How to grow the leadership capacity of your team to meet changing corporate demands
Learn how to cultivate the leadership potential of your staff and in the process become a better leader yourself.
So much to do, so little time. It’s a common complaint of communication managers everywhere. Demands increase while resources dwindle, and we find our value compromised by perpetual busyness.
How to solve this dilemma? The answer lies in leveraging the power of the people who work with you everyday. By developing the leadership abilities of your staff, you bring greater meaning and satisfaction to the work they do and increase the performance of your team and yourself exponentially.
In this seminar, you’ll learn how traditional management approaches limit the effectiveness of your staff and your potential as a leader. Elise discusses current research on the forces of change that make leadership a job for everyone and how you can appeal to the leadership potential of your employees, regardless of their particular areas of strength.
She also looks at some tools and processes you can start using immediately to create an environment of learning and leadership within your team, including your own personal leadership assessment and learning plan for change.
Learning topics:
- How the complexity of today’s business environment requires a new leadership approach by communicators
- The core competencies required for leadership in the practice of communication
- Discovering what motivates staff to excel
- Creating a learning organization within your own team
- Mapping out a learning plan to increase your team’s leadership capacity
- Making the transition from “doing” to “leading”
How-to Handouts in This CD:
- DOING MORE WITH MORE – 17 slides
- Leadership Interviews Exercise
- Core Competencies for Communication Leadership – Personal Checklist
- Core Competencies for Communication Leadership – Personal Learning Plan
Elise answers real-world questions on:
- How to choose the right leadership competencies for developing your staff
- How to balance the disciplines of managing and leading
- How to find the time to develop you staff when you have so many other things to do
- How to make leaders of staff who would rather be followers
- The best tools and channels to communicate with your team about leadership visions, competencies
- Five areas of leadership ability
- Why communicators tend to be too shy about stepping up to the plate as leaders – and how to over come this
- Recommendations on courses or training to advance your communication leadership skills
- Why communicators may be looked over or taken for granted by the executive leadership of organizations
- Common traits of leadership “heroes”
Who should purchase:
- Business leaders
- Corporate Communications
- Marketing
- Advertising
- Internal Communications
- Public Affairs
- Public Relations
- Organizational Development
- Human Resources
- Corporate Strategy and Development
- Senior Management
- College/university libraries and bookstores
Instructor:
Elise Roaf, MBA, ABC, MC, CHRPhas more than 20 years of experience as a communications professional and consultant in the private and public sector and with nonprofit organizations. Her areas of expertise include strategic communication, change management and organizational development. She has developed curricula, taught courses and facilitated workshops in university and corporate settings and is currently a sessional instructor in organizational communications at Kwantlen University College.

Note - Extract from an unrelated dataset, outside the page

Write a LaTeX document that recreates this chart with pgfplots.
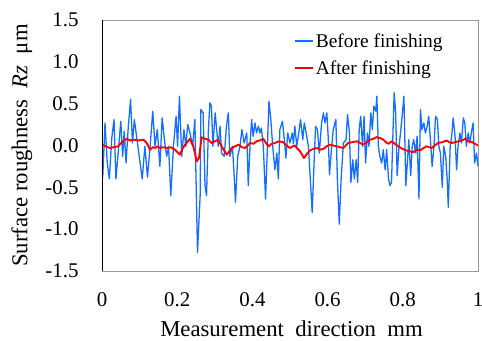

Elise holds a Master of Business Administration specializing in Human Resources Management from Royal Roads University, a Bachelor of Arts from the University of Western Ontario, and a Certificate in Public Relations from the University of Regina.
Her professional designations include an Accredited Business Communicator and a Certified Human Resources Professional. She has received numerous awards for excellence in business communication. Among them are the Master Communicator Award, the highest honor awarded to a Canadian member of the International Association of Business Communicators, and the IABC Chairman’s Award for contributions to the association and the profession as a whole.